我并不知道那一晚会失去你,我只是隐约觉得好像出了事。当我还在邻居家因为自己脚臭而不好意思脱鞋睡觉时,你却已经在生死线上挣扎且离我越来越远了。不知道为什么,得知噩耗的时候,我居然哭不出来。我站在门口看着她躺在床上哭的撕心裂肺,旁边的她们亦是满脸泪痕,肝肠寸断。我默默的站了会儿,然后转身出去了。那是我第一次经历死别,却转身地如此轻描淡写。
或许我还小,或许我生来凉薄。
送你走的时候,我穿着宽大而微微发黄的丧服,静静地看他们往棺木里倒骨灰。我只听见稀里哗啦一阵响,又看见几件你常穿的衣服被放进去,然后棺盖合上,就此封闭,世间从此没有你。

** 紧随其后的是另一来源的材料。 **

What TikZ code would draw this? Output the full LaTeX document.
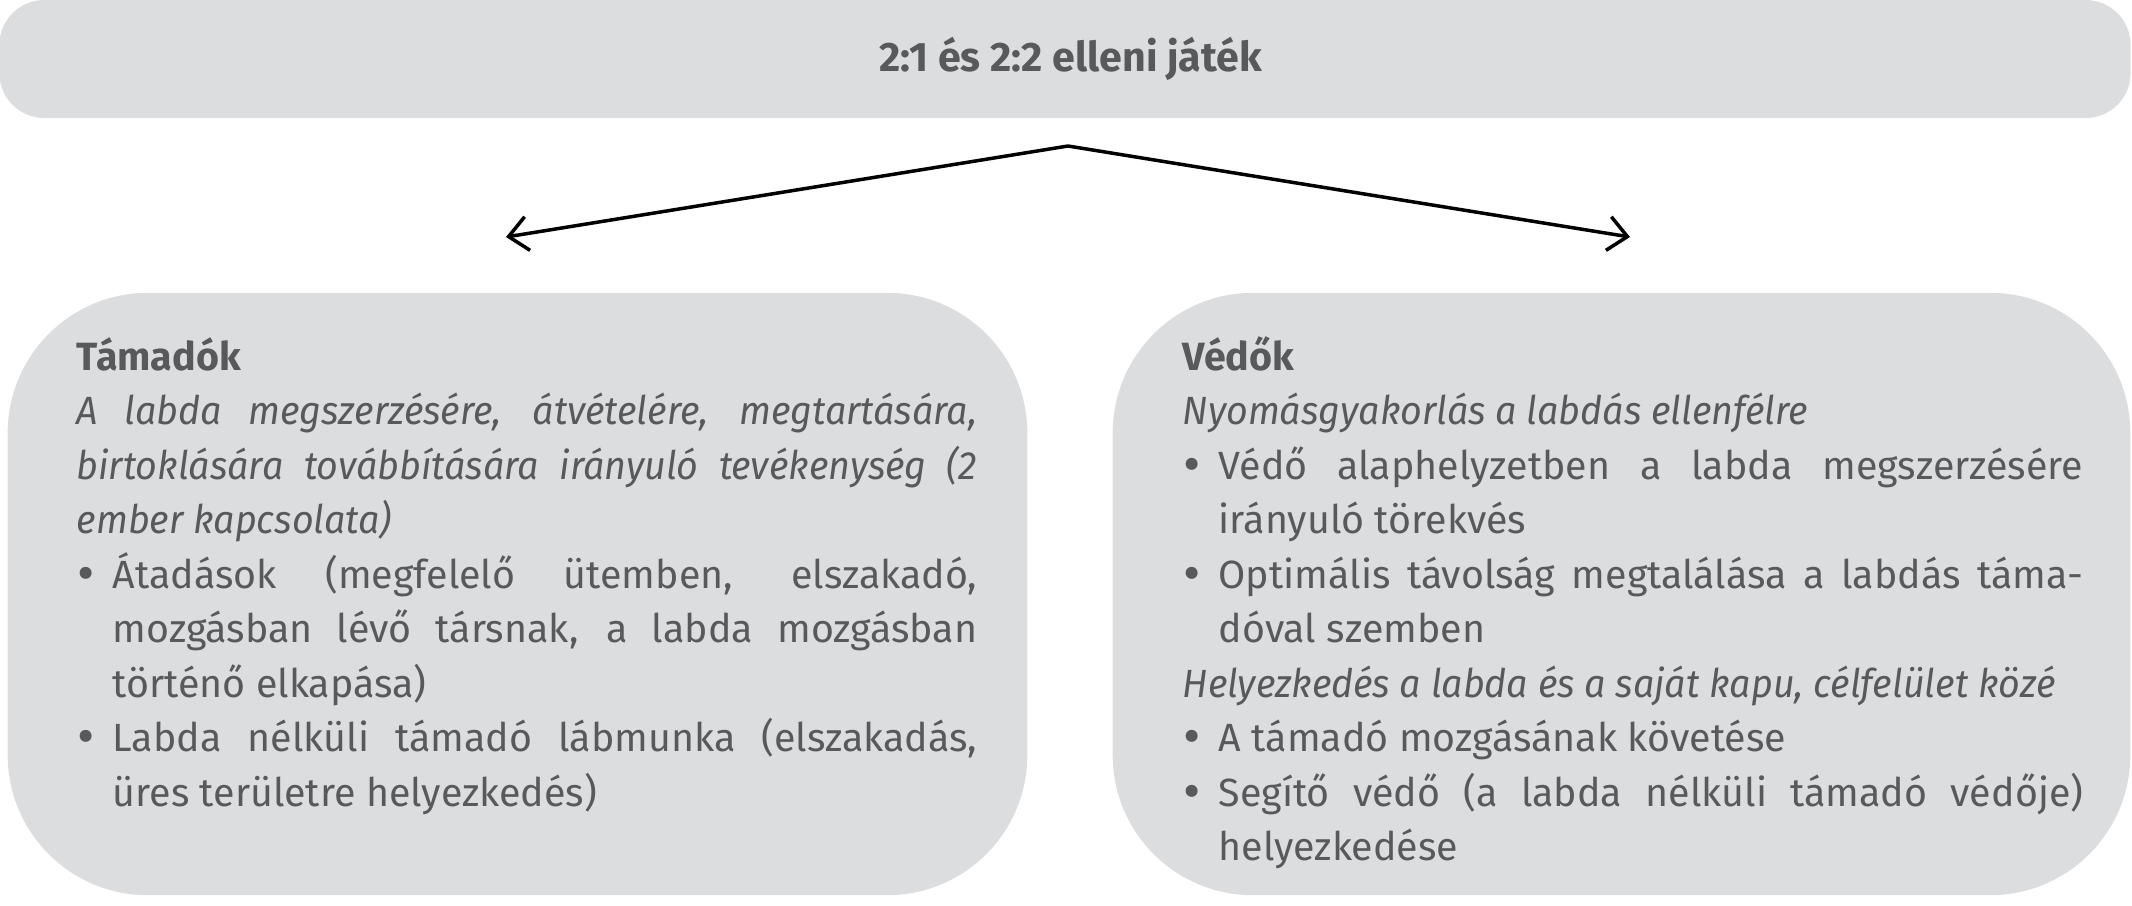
\documentclass[tikz,border=0pt]{standalone}
\usepackage{fontspec}
\setmainfont{Fira Sans}[ItalicFeatures={FakeStretch=0.955}]
\usetikzlibrary{arrows.meta}
\definecolor{boxgray}{HTML}{DCDDDF}
\definecolor{txtgray}{HTML}{58595B}
\newcommand\bitem{\par\hangindent=0.36cm\hangafter=1\noindent\makebox[0.36cm][l]{\hspace{0.01cm}\raisebox{-0.03cm}{\scalebox{1.35}{\textbullet}}}}
\newcommand\bodyfont{\fontsize{11.2pt}{15.5pt}\selectfont}
\tikzset{
  panel/.style={fill=boxgray, draw=none, inner sep=0pt},
  txt/.style={text=txtgray, inner sep=0pt, font=\bodyfont},
  arrowline/.style={draw=black, line width=0.035cm, -{Straight Barb[length=0.19cm,width=0.34cm,line width=0.035cm]}}
}
\begin{document}
\begin{tikzpicture}[x=0.01cm,y=-0.01cm]
\useasboundingbox (0,0) rectangle (2132,905);
% title box
\node[panel, minimum width=21.3cm, minimum height=1.18cm, rounded corners=0.45cm] (top) at (1065,59) {};
\node[txt, font=\fontsize{11.7pt}{14pt}\selectfont] (title) at (1071,59) {\textbf{2:1 és 2:2 elleni játék}};
% panels
\node[panel, minimum width=10.19cm, minimum height=6.02cm, rounded corners=1.4cm] (left) at (517.5,594) {};
\node[panel, minimum width=10.17cm, minimum height=6.02cm, rounded corners=1.4cm] (right) at (1621.5,594) {};
% arrows
\coordinate (split) at (1068,146);
\coordinate (ltip) at (506,237);
\coordinate (rtip) at (1630,237);
\draw[arrowline] (split) -- (ltip);
\draw[arrowline] (split) -- (rtip);
% left text
\node[txt, anchor=base west] (lefttext) at (76,370) {\parbox[t]{9cm}{\bodyfont\parindent=0pt
\textbf{Támadók}\par
\textit{A labda megszerzésére, átvételére, megtartására,\linebreak birtoklására továbbítására irányuló tevékenység (2\linebreak ember kapcsolata)}
\bitem Átadások (megfelelő ütemben, elszakadó,\linebreak mozgásban lévő társnak, a labda mozgásban\linebreak történő elkapása)
\bitem Labda nélküli támadó lábmunka (elszakadás,\linebreak üres területre helyezkedés)\par}};
% right text
\node[txt, anchor=base west] (righttext) at (1182,370) {\parbox[t]{9cm}{\bodyfont\parindent=0pt
\textbf{Védők}\par
\textit{Nyomásgyakorlás a labdás ellenfélre}
\bitem Védő alaphelyzetben a labda megszerzésére\linebreak irányuló törekvés
\bitem Optimális távolság megtalálása a labdás táma-\linebreak dóval szemben
\par\noindent\textit{Helyezkedés a labda és a saját kapu, célfelület közé}
\bitem A támadó mozgásának követése
\bitem Segítő védő (a labda nélküli támadó védője)\linebreak helyezkedése\par}};
\end{tikzpicture}
\end{document}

我们跟着灵车从街东头到河西边的坟地,三步一跪,九步一叩。我依然没有哭,而她已经站不起来。我一直在想,去火葬场看你的时候,你躺在小台上,身上罩着黑色的袋子。我握住你的手,冰凉刺骨,冷到我拼命想给你一点温暖都无能为力,你是因为太冷才要去火化炉里暖一暖吗?
下葬的时候,我终于哭了,毫无预兆地,突然就哭了。哭得泪流满面,声嘶力竭。直到现在我才明白那是割舍不断的血缘亲情,是化不开的血浓于水。可我懂得太迟,已经失去了你。
鲁迅曾写过:“纵使时光流逝,洗成绯红,也会在微漠的悲哀中永存微笑的和蔼的旧影”。我仍然会在不经意间想起曾经的你:想起饭桌上一口吞下半个馒头的你;想起披着深蓝色大袄去为我开家长会的你;想起坐在木椅上和颜悦色鼓励我的你……那些片段,那些画面,还有你给我的习惯,都证明,你是真的存在过,也是真的不在了。
七年可以改变很多,但那“物是人非事事休,欲语泪先流”的沧桑感慨,那“料得年年断肠处,明月夜,短松冈”的深沉思念,却是愈来愈浓。那天我偶然对镜梳发,看见镜子里的眉眼依稀是你的模样,忽然就有种想哭又想笑的感觉。你看,我的眉眼长开了,很像你呢。这样,你是否有一点欣慰的、吾家有女初长成的感觉?
前尘隔海,故人不再。我在这里默默祈祷,愿你在另一个世界里安好。
2015.11.14
后记:高三时写的,文笔粗浅稚嫩。有些不通顺的地方稍微改了一丢丢。